Job:
Repeat the listing in full, word for word.

Data shown:
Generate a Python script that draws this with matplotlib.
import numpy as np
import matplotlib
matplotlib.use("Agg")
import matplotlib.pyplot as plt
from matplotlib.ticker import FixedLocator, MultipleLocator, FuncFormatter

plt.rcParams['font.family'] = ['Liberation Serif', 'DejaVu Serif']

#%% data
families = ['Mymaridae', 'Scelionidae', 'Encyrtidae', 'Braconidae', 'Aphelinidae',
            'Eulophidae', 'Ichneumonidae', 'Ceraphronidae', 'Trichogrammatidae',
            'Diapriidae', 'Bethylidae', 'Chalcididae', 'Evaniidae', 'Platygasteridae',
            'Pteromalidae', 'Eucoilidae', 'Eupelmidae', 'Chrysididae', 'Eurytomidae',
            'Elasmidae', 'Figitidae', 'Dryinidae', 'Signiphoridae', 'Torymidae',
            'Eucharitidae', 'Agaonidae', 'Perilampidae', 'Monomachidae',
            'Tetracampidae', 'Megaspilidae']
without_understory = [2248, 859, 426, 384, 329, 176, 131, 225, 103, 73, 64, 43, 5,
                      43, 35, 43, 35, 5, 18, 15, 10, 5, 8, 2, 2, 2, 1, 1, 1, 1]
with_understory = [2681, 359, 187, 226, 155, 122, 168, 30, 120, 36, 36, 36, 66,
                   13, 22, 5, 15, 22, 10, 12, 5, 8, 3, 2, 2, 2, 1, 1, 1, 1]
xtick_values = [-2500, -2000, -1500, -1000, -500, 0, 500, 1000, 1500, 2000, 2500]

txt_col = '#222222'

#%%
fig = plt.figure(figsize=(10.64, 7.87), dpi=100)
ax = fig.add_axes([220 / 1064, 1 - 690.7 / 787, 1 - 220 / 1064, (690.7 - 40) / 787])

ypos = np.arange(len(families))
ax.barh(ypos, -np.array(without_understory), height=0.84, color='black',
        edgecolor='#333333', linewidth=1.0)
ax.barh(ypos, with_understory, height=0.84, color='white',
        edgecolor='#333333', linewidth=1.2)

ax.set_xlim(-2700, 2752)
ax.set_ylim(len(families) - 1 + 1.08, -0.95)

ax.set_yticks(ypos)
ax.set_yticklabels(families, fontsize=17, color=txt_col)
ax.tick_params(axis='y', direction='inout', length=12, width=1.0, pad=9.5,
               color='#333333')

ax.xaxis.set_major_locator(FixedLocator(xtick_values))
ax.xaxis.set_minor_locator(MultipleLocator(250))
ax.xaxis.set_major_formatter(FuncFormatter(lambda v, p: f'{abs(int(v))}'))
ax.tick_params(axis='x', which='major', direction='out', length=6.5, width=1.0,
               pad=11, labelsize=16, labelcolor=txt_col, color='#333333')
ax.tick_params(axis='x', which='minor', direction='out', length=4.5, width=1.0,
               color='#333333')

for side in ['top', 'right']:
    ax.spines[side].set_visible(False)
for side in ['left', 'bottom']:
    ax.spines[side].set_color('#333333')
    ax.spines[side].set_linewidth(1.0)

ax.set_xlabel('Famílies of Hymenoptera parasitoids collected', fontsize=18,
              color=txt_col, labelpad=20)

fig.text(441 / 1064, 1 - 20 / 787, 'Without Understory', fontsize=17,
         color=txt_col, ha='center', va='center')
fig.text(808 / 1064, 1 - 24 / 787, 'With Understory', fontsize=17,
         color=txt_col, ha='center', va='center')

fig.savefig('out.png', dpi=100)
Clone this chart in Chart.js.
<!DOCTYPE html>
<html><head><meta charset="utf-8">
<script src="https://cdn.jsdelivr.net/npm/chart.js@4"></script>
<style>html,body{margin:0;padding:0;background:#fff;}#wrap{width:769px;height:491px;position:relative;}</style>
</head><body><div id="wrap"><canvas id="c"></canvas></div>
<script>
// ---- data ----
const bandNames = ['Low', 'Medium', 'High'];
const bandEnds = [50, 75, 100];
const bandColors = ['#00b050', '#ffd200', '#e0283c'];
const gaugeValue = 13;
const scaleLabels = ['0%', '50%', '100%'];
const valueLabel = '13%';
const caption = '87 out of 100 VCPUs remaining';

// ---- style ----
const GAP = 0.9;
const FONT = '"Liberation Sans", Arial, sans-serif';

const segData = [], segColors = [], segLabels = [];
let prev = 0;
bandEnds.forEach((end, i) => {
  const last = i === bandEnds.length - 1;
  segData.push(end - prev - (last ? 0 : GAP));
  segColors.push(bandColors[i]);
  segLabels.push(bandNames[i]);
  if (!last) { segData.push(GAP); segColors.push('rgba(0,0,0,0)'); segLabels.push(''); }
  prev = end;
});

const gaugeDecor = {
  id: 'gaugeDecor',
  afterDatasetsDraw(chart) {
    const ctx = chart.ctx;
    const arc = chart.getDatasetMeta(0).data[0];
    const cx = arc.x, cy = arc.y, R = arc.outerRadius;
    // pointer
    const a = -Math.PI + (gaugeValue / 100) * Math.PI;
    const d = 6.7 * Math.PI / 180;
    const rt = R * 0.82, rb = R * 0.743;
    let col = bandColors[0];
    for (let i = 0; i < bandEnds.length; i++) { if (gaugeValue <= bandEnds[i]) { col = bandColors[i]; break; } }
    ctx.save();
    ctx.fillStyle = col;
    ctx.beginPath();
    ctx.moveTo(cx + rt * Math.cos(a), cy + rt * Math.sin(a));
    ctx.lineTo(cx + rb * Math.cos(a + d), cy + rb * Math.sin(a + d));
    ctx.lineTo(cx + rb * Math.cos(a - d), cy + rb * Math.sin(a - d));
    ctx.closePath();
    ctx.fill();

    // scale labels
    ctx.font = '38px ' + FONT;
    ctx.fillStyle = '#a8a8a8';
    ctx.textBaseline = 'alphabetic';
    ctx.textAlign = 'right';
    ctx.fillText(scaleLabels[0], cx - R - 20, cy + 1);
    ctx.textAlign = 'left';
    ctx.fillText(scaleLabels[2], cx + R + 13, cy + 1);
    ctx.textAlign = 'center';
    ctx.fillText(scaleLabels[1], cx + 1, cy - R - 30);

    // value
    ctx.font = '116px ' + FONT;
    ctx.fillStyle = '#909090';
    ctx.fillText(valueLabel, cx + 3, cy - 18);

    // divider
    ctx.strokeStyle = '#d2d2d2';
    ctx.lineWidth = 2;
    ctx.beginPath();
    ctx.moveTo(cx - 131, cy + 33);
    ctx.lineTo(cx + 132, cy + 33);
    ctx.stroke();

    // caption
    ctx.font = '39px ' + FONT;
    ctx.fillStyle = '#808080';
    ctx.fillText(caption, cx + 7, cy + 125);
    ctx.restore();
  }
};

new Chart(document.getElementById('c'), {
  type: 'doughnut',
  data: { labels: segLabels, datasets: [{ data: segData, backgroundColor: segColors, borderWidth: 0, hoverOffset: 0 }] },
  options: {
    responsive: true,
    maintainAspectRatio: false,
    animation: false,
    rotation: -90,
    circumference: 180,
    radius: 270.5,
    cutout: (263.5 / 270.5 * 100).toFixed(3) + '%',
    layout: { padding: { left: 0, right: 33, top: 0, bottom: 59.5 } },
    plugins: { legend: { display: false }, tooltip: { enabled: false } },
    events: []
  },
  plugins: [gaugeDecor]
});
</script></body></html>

Task solution:
Generate a Python script that draws this with matplotlib.
import numpy as np
import matplotlib
matplotlib.use("Agg")
import matplotlib.pyplot as plt
from matplotlib.ticker import FixedLocator, MultipleLocator, FuncFormatter

plt.rcParams['font.family'] = ['Liberation Serif', 'DejaVu Serif']

#%% data
families = ['Mymaridae', 'Scelionidae', 'Encyrtidae', 'Braconidae', 'Aphelinidae',
            'Eulophidae', 'Ichneumonidae', 'Ceraphronidae', 'Trichogrammatidae',
            'Diapriidae', 'Bethylidae', 'Chalcididae', 'Evaniidae', 'Platygasteridae',
            'Pteromalidae', 'Eucoilidae', 'Eupelmidae', 'Chrysididae', 'Eurytomidae',
            'Elasmidae', 'Figitidae', 'Dryinidae', 'Signiphoridae', 'Torymidae',
            'Eucharitidae', 'Agaonidae', 'Perilampidae', 'Monomachidae',
            'Tetracampidae', 'Megaspilidae']
without_understory = [2248, 859, 426, 384, 329, 176, 131, 225, 103, 73, 64, 43, 5,
                      43, 35, 43, 35, 5, 18, 15, 10, 5, 8, 2, 2, 2, 1, 1, 1, 1]
with_understory = [2681, 359, 187, 226, 155, 122, 168, 30, 120, 36, 36, 36, 66,
                   13, 22, 5, 15, 22, 10, 12, 5, 8, 3, 2, 2, 2, 1, 1, 1, 1]
xtick_values = [-2500, -2000, -1500, -1000, -500, 0, 500, 1000, 1500, 2000, 2500]

txt_col = '#222222'

#%%
fig = plt.figure(figsize=(10.64, 7.87), dpi=100)
ax = fig.add_axes([220 / 1064, 1 - 690.7 / 787, 1 - 220 / 1064, (690.7 - 40) / 787])

ypos = np.arange(len(families))
ax.barh(ypos, -np.array(without_understory), height=0.84, color='black',
        edgecolor='#333333', linewidth=1.0)
ax.barh(ypos, with_understory, height=0.84, color='white',
        edgecolor='#333333', linewidth=1.2)

ax.set_xlim(-2700, 2752)
ax.set_ylim(len(families) - 1 + 1.08, -0.95)

ax.set_yticks(ypos)
ax.set_yticklabels(families, fontsize=17, color=txt_col)
ax.tick_params(axis='y', direction='inout', length=12, width=1.0, pad=9.5,
               color='#333333')

ax.xaxis.set_major_locator(FixedLocator(xtick_values))
ax.xaxis.set_minor_locator(MultipleLocator(250))
ax.xaxis.set_major_formatter(FuncFormatter(lambda v, p: f'{abs(int(v))}'))
ax.tick_params(axis='x', which='major', direction='out', length=6.5, width=1.0,
               pad=11, labelsize=16, labelcolor=txt_col, color='#333333')
ax.tick_params(axis='x', which='minor', direction='out', length=4.5, width=1.0,
               color='#333333')

for side in ['top', 'right']:
    ax.spines[side].set_visible(False)
for side in ['left', 'bottom']:
    ax.spines[side].set_color('#333333')
    ax.spines[side].set_linewidth(1.0)

ax.set_xlabel('Famílies of Hymenoptera parasitoids collected', fontsize=18,
              color=txt_col, labelpad=20)

fig.text(441 / 1064, 1 - 20 / 787, 'Without Understory', fontsize=17,
         color=txt_col, ha='center', va='center')
fig.text(808 / 1064, 1 - 24 / 787, 'With Understory', fontsize=17,
         color=txt_col, ha='center', va='center')

fig.savefig('out.png', dpi=100)
Clone this chart in Chart.js.
<!DOCTYPE html>
<html><head><meta charset="utf-8">
<script src="https://cdn.jsdelivr.net/npm/chart.js@4"></script>
<style>html,body{margin:0;padding:0;background:#fff;}#wrap{width:769px;height:491px;position:relative;}</style>
</head><body><div id="wrap"><canvas id="c"></canvas></div>
<script>
// ---- data ----
const bandNames = ['Low', 'Medium', 'High'];
const bandEnds = [50, 75, 100];
const bandColors = ['#00b050', '#ffd200', '#e0283c'];
const gaugeValue = 13;
const scaleLabels = ['0%', '50%', '100%'];
const valueLabel = '13%';
const caption = '87 out of 100 VCPUs remaining';

// ---- style ----
const GAP = 0.9;
const FONT = '"Liberation Sans", Arial, sans-serif';

const segData = [], segColors = [], segLabels = [];
let prev = 0;
bandEnds.forEach((end, i) => {
  const last = i === bandEnds.length - 1;
  segData.push(end - prev - (last ? 0 : GAP));
  segColors.push(bandColors[i]);
  segLabels.push(bandNames[i]);
  if (!last) { segData.push(GAP); segColors.push('rgba(0,0,0,0)'); segLabels.push(''); }
  prev = end;
});

const gaugeDecor = {
  id: 'gaugeDecor',
  afterDatasetsDraw(chart) {
    const ctx = chart.ctx;
    const arc = chart.getDatasetMeta(0).data[0];
    const cx = arc.x, cy = arc.y, R = arc.outerRadius;
    // pointer
    const a = -Math.PI + (gaugeValue / 100) * Math.PI;
    const d = 6.7 * Math.PI / 180;
    const rt = R * 0.82, rb = R * 0.743;
    let col = bandColors[0];
    for (let i = 0; i < bandEnds.length; i++) { if (gaugeValue <= bandEnds[i]) { col = bandColors[i]; break; } }
    ctx.save();
    ctx.fillStyle = col;
    ctx.beginPath();
    ctx.moveTo(cx + rt * Math.cos(a), cy + rt * Math.sin(a));
    ctx.lineTo(cx + rb * Math.cos(a + d), cy + rb * Math.sin(a + d));
    ctx.lineTo(cx + rb * Math.cos(a - d), cy + rb * Math.sin(a - d));
    ctx.closePath();
    ctx.fill();

    // scale labels
    ctx.font = '38px ' + FONT;
    ctx.fillStyle = '#a8a8a8';
    ctx.textBaseline = 'alphabetic';
    ctx.textAlign = 'right';
    ctx.fillText(scaleLabels[0], cx - R - 20, cy + 1);
    ctx.textAlign = 'left';
    ctx.fillText(scaleLabels[2], cx + R + 13, cy + 1);
    ctx.textAlign = 'center';
    ctx.fillText(scaleLabels[1], cx + 1, cy - R - 30);

    // value
    ctx.font = '116px ' + FONT;
    ctx.fillStyle = '#909090';
    ctx.fillText(valueLabel, cx + 3, cy - 18);

    // divider
    ctx.strokeStyle = '#d2d2d2';
    ctx.lineWidth = 2;
    ctx.beginPath();
    ctx.moveTo(cx - 131, cy + 33);
    ctx.lineTo(cx + 132, cy + 33);
    ctx.stroke();

    // caption
    ctx.font = '39px ' + FONT;
    ctx.fillStyle = '#808080';
    ctx.fillText(caption, cx + 7, cy + 125);
    ctx.restore();
  }
};

new Chart(document.getElementById('c'), {
  type: 'doughnut',
  data: { labels: segLabels, datasets: [{ data: segData, backgroundColor: segColors, borderWidth: 0, hoverOffset: 0 }] },
  options: {
    responsive: true,
    maintainAspectRatio: false,
    animation: false,
    rotation: -90,
    circumference: 180,
    radius: 270.5,
    cutout: (263.5 / 270.5 * 100).toFixed(3) + '%',
    layout: { padding: { left: 0, right: 33, top: 0, bottom: 59.5 } },
    plugins: { legend: { display: false }, tooltip: { enabled: false } },
    events: []
  },
  plugins: [gaugeDecor]
});
</script></body></html>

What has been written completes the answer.